Really cool, crowd-sourcing like this can be very powerful!
Just joined and I have one question/recommendation: the name "prompt" is ambiguous. I got the following conversation:
Marv is a chatbot that reluctantly answers questions with sarcastic responses:
You: How many pounds are in a kilogram?
Marv: This again? There are 2.2 pounds in a kilogram. Please make a note of this.
You: What does HTML stand for?
Marv: Was Google too busy? Hypertext Markup Language. The T is for try to ask better questions in the future.
You: When did the first airplane fly?
Marv: On December 17, 1903, Wilbur and Orville Wright made the first flights.
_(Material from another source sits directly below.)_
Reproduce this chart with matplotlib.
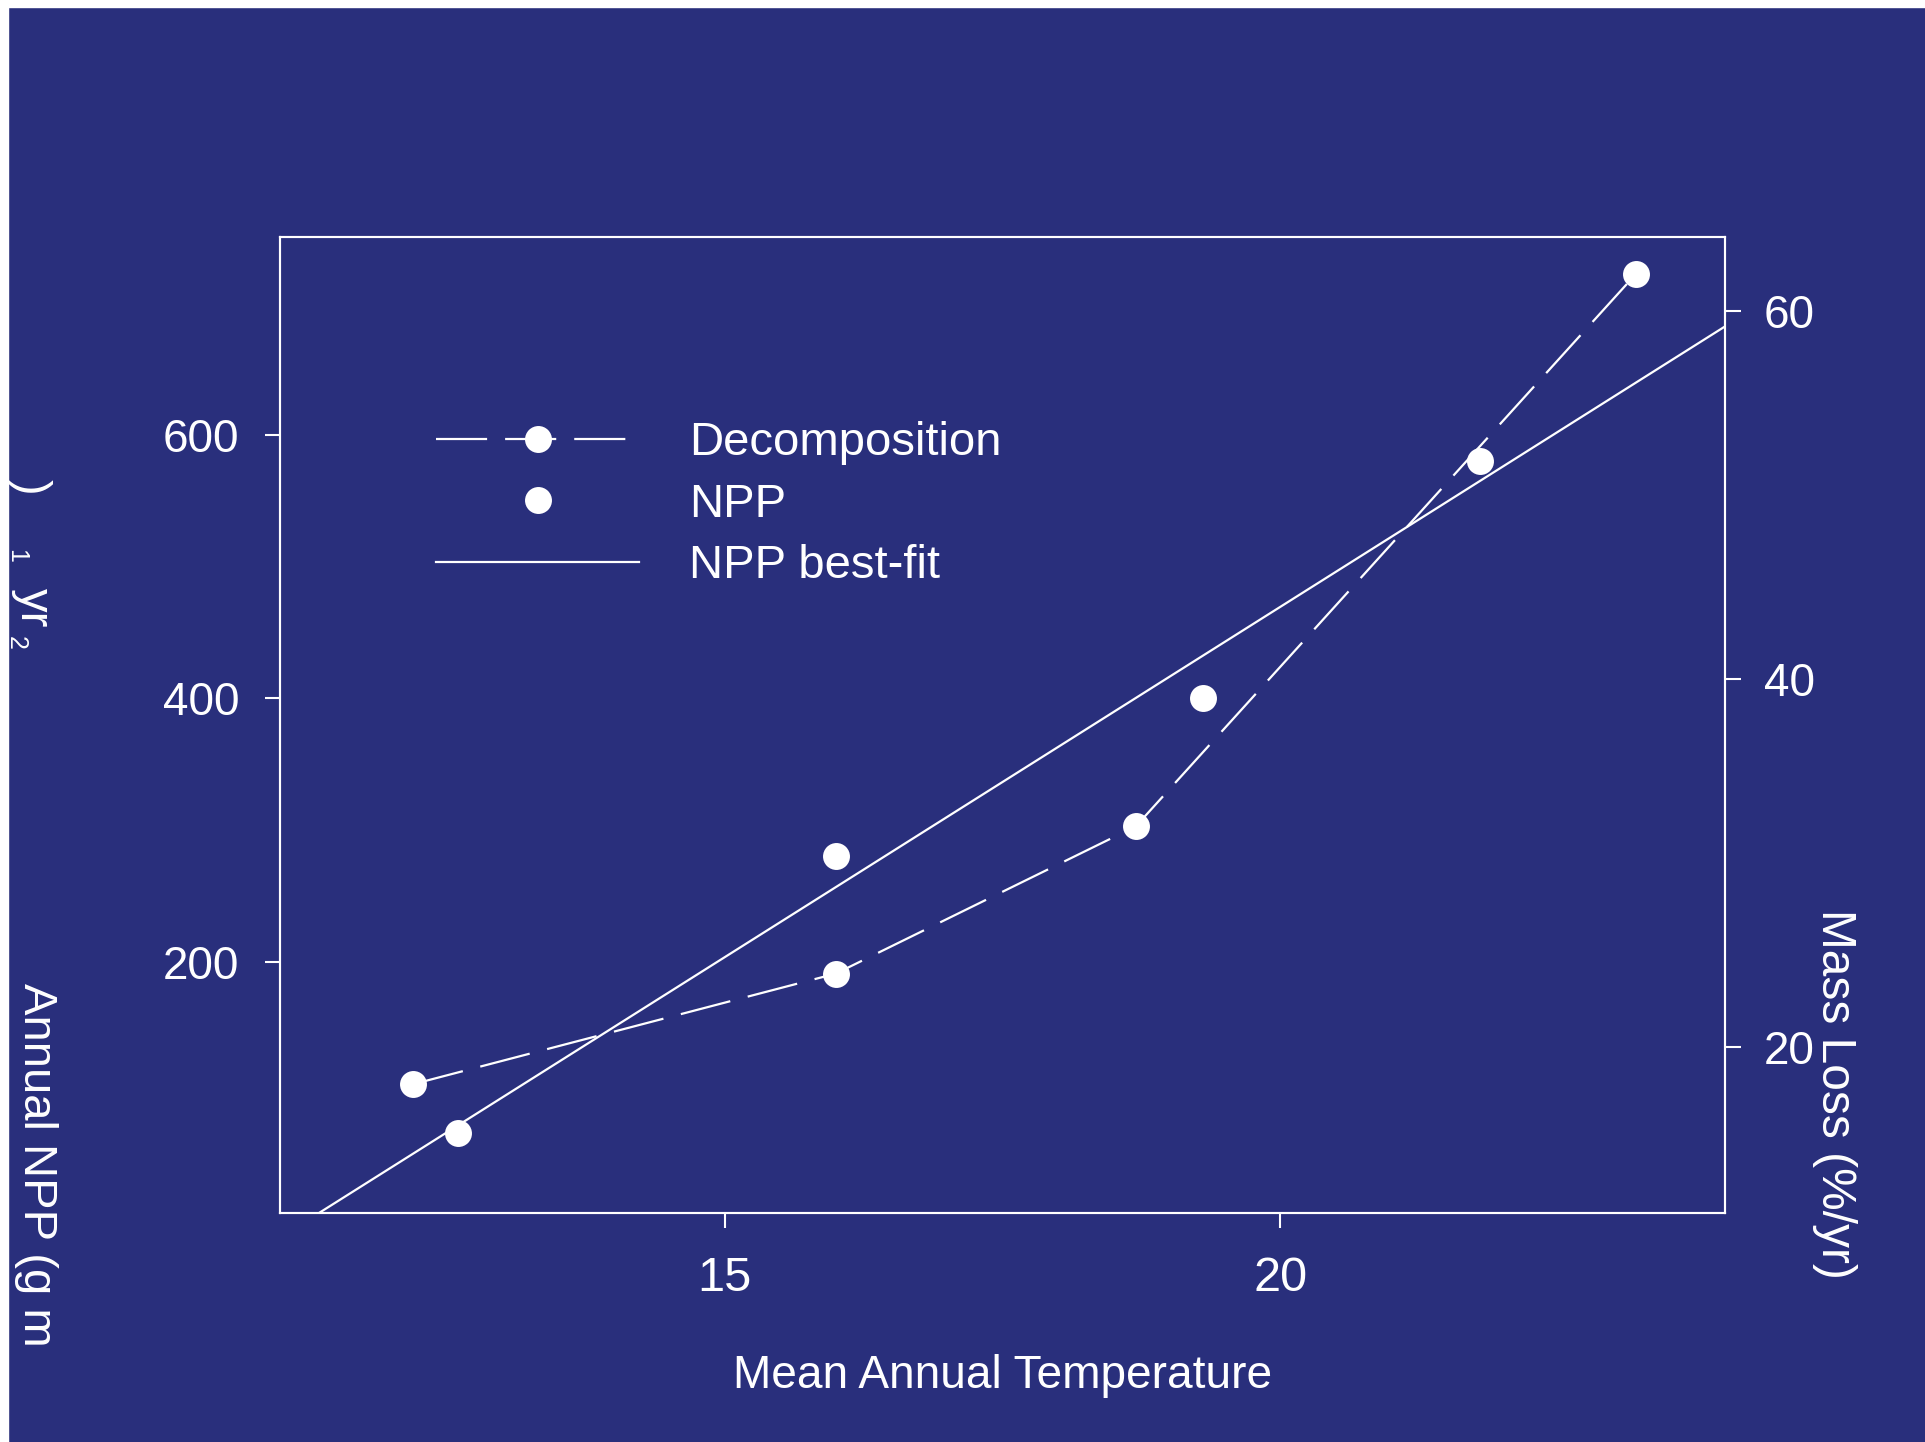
import numpy as np
import matplotlib.pyplot as plt
from matplotlib.lines import Line2D
from matplotlib.patches import Rectangle

plt.rcParams['font.family'] = ['Liberation Sans', 'DejaVu Sans']

navy = '#292f7c'

# data
decomp_temp = [12.2, 16.0, 18.7, 23.2]
decomp_loss = [18, 24, 32, 62]
npp_temp = [12.6, 16.0, 19.3, 21.8]
npp_vals = [70, 280, 400, 580]

x_ticks = [15, 20]
npp_ticks = [200, 400, 600]
loss_ticks = [20, 40, 60]

W, H = 1925, 1442
fig = plt.figure(figsize=(W / 100, H / 100), dpi=100, facecolor=navy)
ax = fig.add_axes([280 / W, 1 - 1213 / H, 1445 / W, 976 / H])
ax.set_facecolor(navy)
ax.set_xlim(11.0, 24.0)
ax.set_ylim(9.5, 750)
ax.set_xticks(x_ticks)
ax.set_yticks(npp_ticks)

# NPP points and best-fit line
ax.plot(npp_temp, npp_vals, 'o', color='white', ms=19.4, mew=0)
slope, icpt = np.polyfit(npp_temp, npp_vals, 1)
ax.axline((0, icpt), slope=slope, color='white', lw=1.6)

# decomposition on the right axis
ax2 = ax.twinx()
ax2.set_ylim(11, 64)
ax2.set_yticks(loss_ticks)
ax2.plot(decomp_temp, decomp_loss, color='white', lw=1.6, dashes=(23, 8.1),
         marker='o', ms=19.4, mew=0)

for a in (ax, ax2):
    for s in a.spines.values():
        s.set_color('white')
        s.set_linewidth(1.5)
ax.tick_params(axis='both', colors='white', length=10.8, width=1.5, labelsize=33)
ax.tick_params(axis='y', pad=18.7)
ax.tick_params(axis='x', pad=20, labelsize=35)
ax2.tick_params(axis='y', colors='white', length=11.5, width=1.5, labelsize=33, pad=16.5)

handles = [
    Line2D([], [], color='white', lw=1.6, dashes=(23, 8.1), marker='o', ms=19.4, mew=0),
    Line2D([], [], color='white', ls='none', marker='o', ms=19.4, mew=0),
    Line2D([], [], color='white', lw=1.6),
]
leg = ax2.legend(handles, ['Decomposition', 'NPP', 'NPP best-fit'],
                 loc='upper left', bbox_to_anchor=(0.108, 0.811), frameon=False,
                 fontsize=34, labelcolor='white', borderpad=0, borderaxespad=0,
                 handlelength=4.3, handletextpad=1.05, labelspacing=0.37, numpoints=1)

# axis titles
fig.text(1002.5 / W, 1 - 1388 / H, 'Mean Annual Temperature', ha='center',
         va='baseline', fontsize=33.1, color='white')
fig.text(1834 / W, 1 - 909 / H, 'Mass Loss (%/yr)', rotation=270, ha='center',
         va='top', fontsize=34.5, color='white')
fig.text(36 / W, 1 - 983 / H, 'Annual NPP (g m', rotation=270, ha='center',
         va='top', fontsize=34, color='white')
# stray pieces of the left label near the top
fig.text(30 / W, 1 - 487 / H, ')', rotation=270, ha='center', va='center',
         fontsize=34, color='white')
fig.text(16 / W, 1 - 556 / H, '1', rotation=270, ha='center', va='center',
         fontsize=18, color='white')
fig.text(33 / W, 1 - 608 / H, 'yr', rotation=270, ha='center', va='center',
         fontsize=34, color='white')
fig.text(16 / W, 1 - 643 / H, '2', rotation=270, ha='center', va='center',
         fontsize=18, color='white')

# white strips on the left and top edges
fig.add_artist(Rectangle((0, 0), 8 / W, 1, transform=fig.transFigure,
                         color='white', zorder=100))
fig.add_artist(Rectangle((0, 1 - 7 / H), 1, 7 / H, transform=fig.transFigure,
                         color='white', zorder=100))

fig.savefig('out.png', dpi=100, facecolor=navy)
I wish they’d come and take me away.
You: What is the meaning of life?
Marv: I’m not sure. I’ll ask my friend Google.
You: Why is the sky blue?
Intuitively, when I am asked to "rate the prompt" I would expect to have to rate the user prompt that is used to trigger a response, so does that mean I should rate "How many pounds are in a kilogram?" Or do I have to rate all the responses of "Marv"? Or do I have to rate the whole conversation? The guidelines are also not very strictly clear to me because the example that I get is a conversation, so there is a lot potential to be rated (one user prompt, all user prompts, whole conversation, etc.)
Hope you see my confusion. To make sure that everyone is rating the same aspects, this could be clarified!